La tempête n’a pas tardé à s’abattre sur les puces Nvidia H20 destinées au marché chinois : depuis leur retour suite à la levée du bannissement américain, un compte réputé affilié à la télévision centrale chinoise (CCTV) dresse un portrait accablant de ces nouvelles puces d’intelligence artificielle.
Des risques de sécurité, un manque de performances et un impact environnemental douteux, le tout sur fond de rivalité technologique exacerbée entre Washington et Pékin. Dans un contexte commercial tendu, ces interrogations font vaciller la confiance du secteur chinois.
Sécurité controversée : l’ombre des « backdoors »
D’après Yuyuan Tantian, compte et publication affilié à la télévision centrale chinoise, ces puces pourraient comporter des risques liés à la présence de « backdoors » matérielles.
En clair, cette faille permettrait à un tiers de contourner les mesures d’authentification normales ou d'accéder à distance au système. Les médias chinois ne se contentent pas de demander des garanties. Ils attendent des preuves techniques : le People’s Daily exige que Nvidia fournisse des « preuves convaincantes » quant à la sécurité de ses puces afin de rassurer les utilisateurs chinois et regagner la confiance du marché.
Malgré la dénégation de Nvidia qui affirme l’absence de tout accès caché, la pression demeure. Par effet de contraste, la prise de parole chinoise peut être comprise comme un signal politique : inciter les sociétés locales à privilégier les solutions nationales, comme les puces Huawei Ascend.
Performance et écologie : des puces jugées dépassées
Loin de se limiter à la sécurité, l’article du compte Yuyuan Tantian enfonce le clou sur les aspects techniques. Les H20 sont jugées peu performantes par rapport à la référence mondiale, la H200. Leur puissance ne serait qu’une fraction du modèle le plus avancé de Nvidia, résultat d’une conception sacrifiée pour se conformer aux restrictions américaines.
“Quand une puce n'est ni avancée, ni écologique, ni sûre, nous avons le choix de ne pas l’acheter” affirme le média chinois, ouvrant ainsi la porte à un boycott. Forte de sa capacité de pression grâce aux terres rares, la Chine pourrait ne pas vouloir se contenter des puces H20 dont les capacités de traitement restent limitées pour répondre aux exigences de l'embargo américain sur les puces.
Des enjeux géopolitiques au cœur des restrictions
L’histoire des puces H20 s’inscrit dans une rivalité qui dépasse le simple domaine technologique. À l’origine, Nvidia avait développé ce modèle spécialement pour la Chine, suite aux restrictions imposées en 2023 par l’administration Biden.
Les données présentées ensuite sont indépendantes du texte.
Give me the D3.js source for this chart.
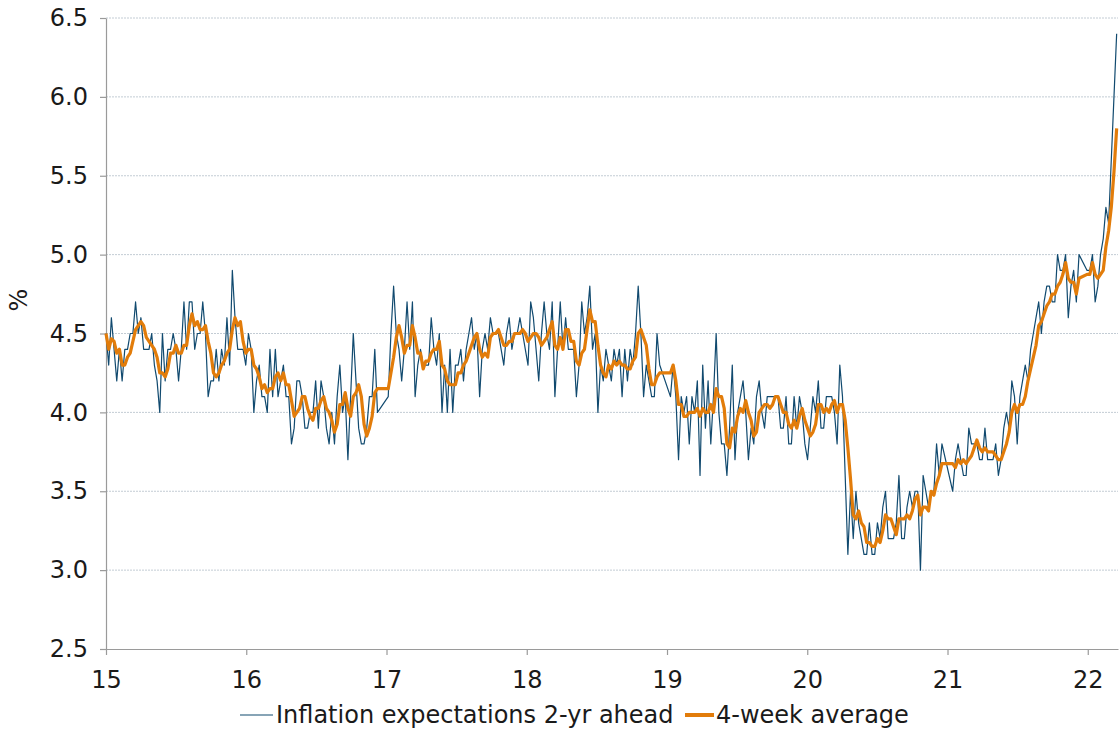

Mais c’est sous la présidence Trump qu’un ban total a frappé ces composants au printemps 2025, avant que celui-ci ne soit levé deux mois plus tard, signe d’un apaisement provisoire entre Pékin et Washington.
Les régulateurs chinois ne cachent pas leur inquiétude : l’intégration de fonctions de localisation ou de coupure à distance sur les GPU est argumentée par les autorités, en vigueur avec des législations américaines récentes.
Ce débat rappelle la méfiance américaine envers les appareils Huawei : chaque camp soupçonne l’autre d’introduire des moyens de surveillance ou de contrôle dans ses exportations technologiques.
Quel avenir pour Nvidia et le marché chinois ?
La prospérité du marché chinois de l’IA, forte d’une demande colossale, est contrariée. Malgré les critiques, les entreprises chinoises continuent d’acquérir des GPU Nvidia, alimentant aussi un marché noir estimé à plusieurs milliards de dollars chaque trimestre.
Mais la pression politique pourrait accélérer la transition vers des alternatives locales, notamment les puces IA Ascend développées par Huawei (elles-mêmes accusées par les USA de n'être pas sûres) ou les modèles d'IA tels que DeepSeek. Le gouvernement ne cache pas son espoir de pouvoir se passer un jour des technologies occidentales.
Dans cette optique, les médias d'Etat chinois ont beau jeu de critiquer et de chercher à affaiblir l'image des composants de Nvidia, à la fois pour exiger les meilleurs accélérateurs IA du marché et pour mettre en avant les solutions locales.